B) ResourceQuota. A ResourceQuota limits the total aggregate resources that can be consumed in a namespace. LimitRange sets default and max resources per Pod/container, not total namespace limits. PriorityClass controls Pod scheduling priority, and NetworkPolicy controls network traffic.

📝
Q3: You need to deploy a new version of a model serving application without any downtime. The current version is running with 5 replicas. Which Kubernetes object handles this automatically?

A) Job
B) DaemonSet
C) Deployment
D) StatefulSet
Show Answer

C) Deployment. Deployments support rolling updates by default, gradually replacing old Pods with new ones to maintain availability. Jobs are for batch tasks, DaemonSets run one Pod per node, and StatefulSets are for stateful applications that need stable identities.

📝
Q4: A training Pod is being killed repeatedly with OOMKilled status. What is the most likely cause?

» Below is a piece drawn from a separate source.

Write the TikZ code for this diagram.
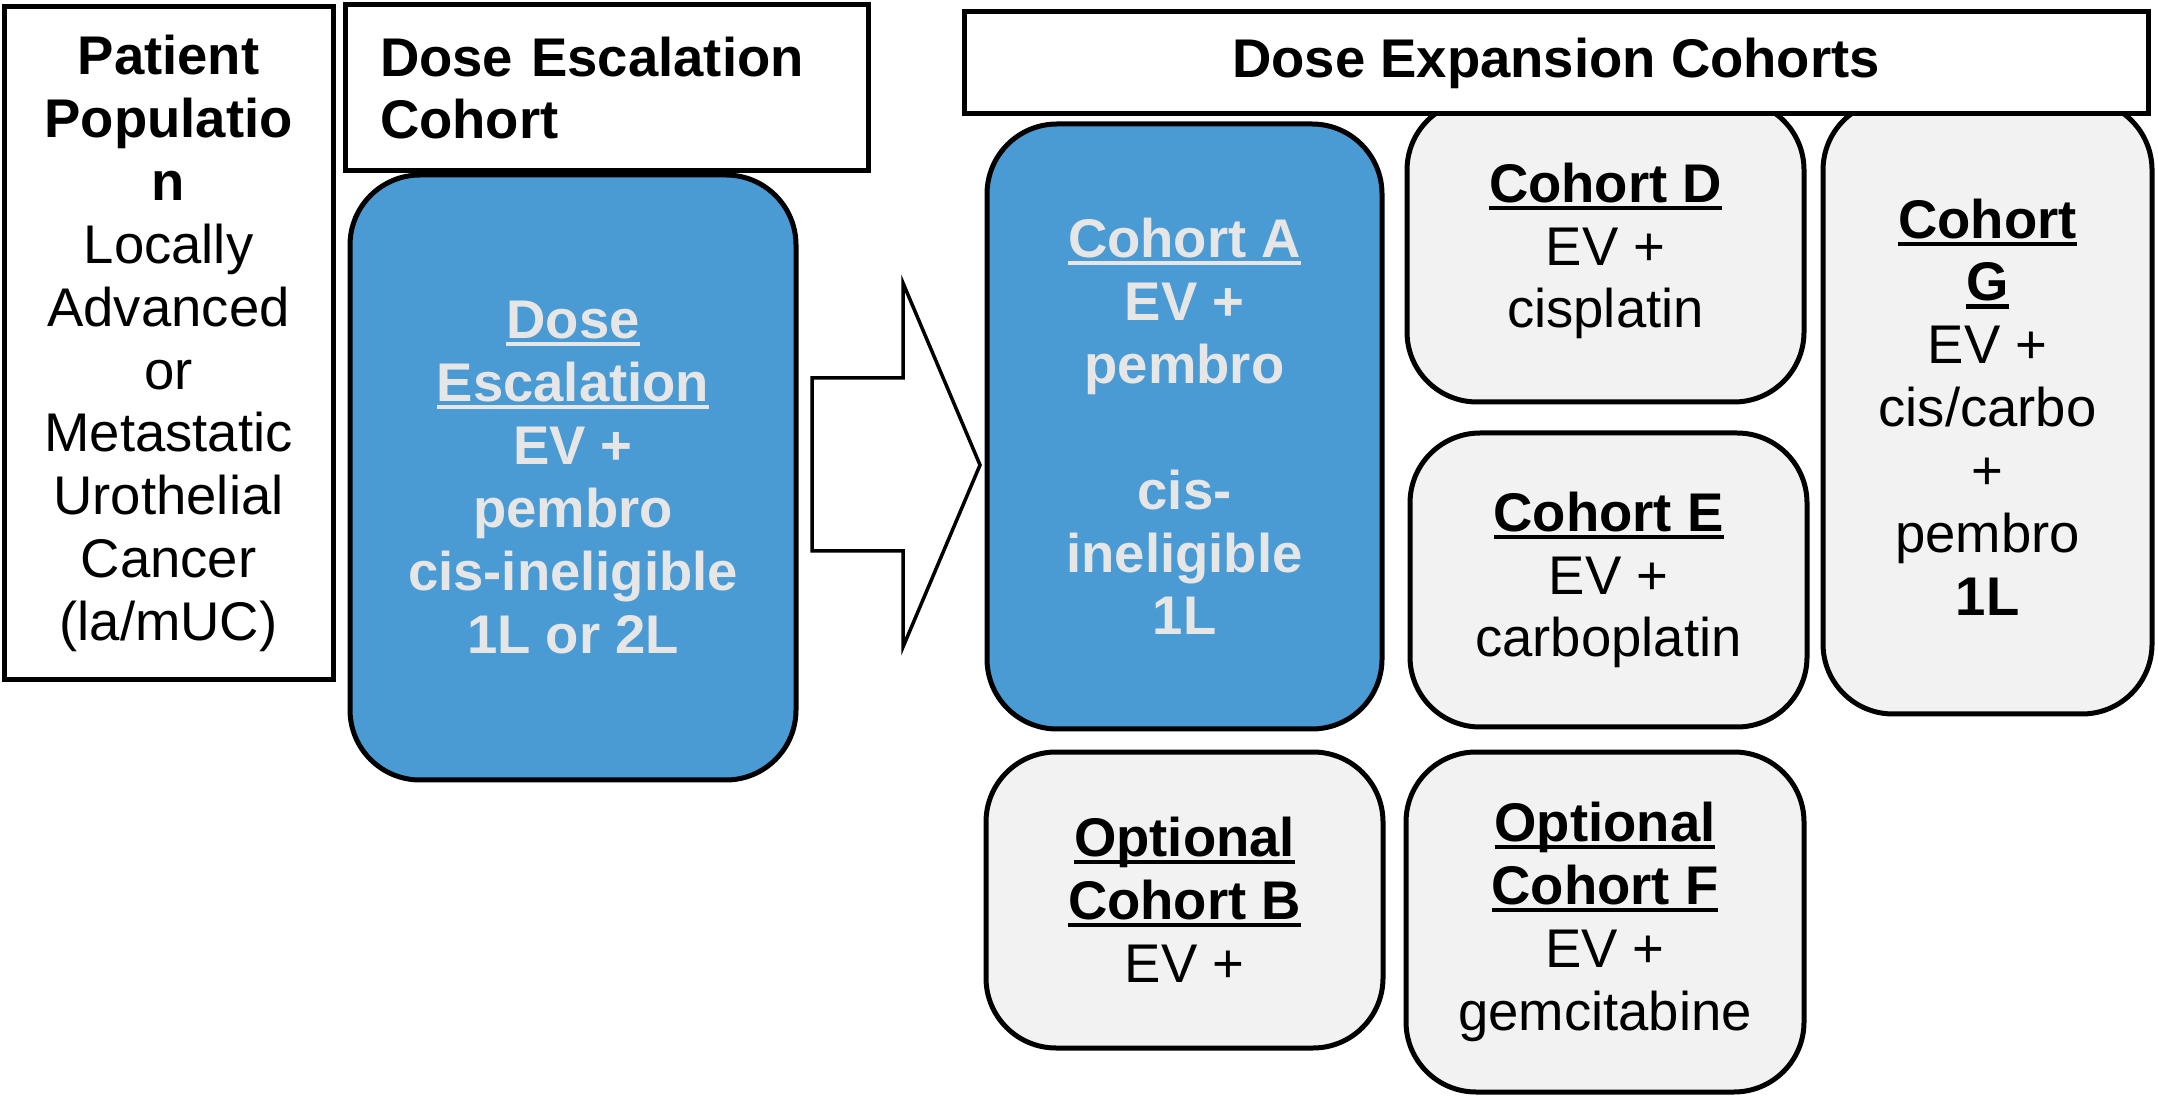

A) The CPU limit is too low
B) The memory limit is too low
C) The readiness probe is failing
D) The node has no GPU
Show Answer

B) The memory limit is too low. OOMKilled (Out Of Memory Killed) means the container exceeded its memory limit and was terminated by the kubelet. The fix is to increase the memory limit in the Pod spec. ML training jobs often need large amounts of memory for loading datasets and model parameters.

📝
Q5: Which Service type should you use to expose a production model inference API to external clients on a cloud provider?

A) ClusterIP
B) NodePort
C) LoadBalancer
D) ExternalName
Show Answer

C) LoadBalancer. On cloud providers, a LoadBalancer Service automatically provisions an external load balancer with a public IP, making it the standard choice for production APIs. ClusterIP is internal only, NodePort exposes on a static high port (not ideal for production), and ExternalName is for mapping to external DNS names.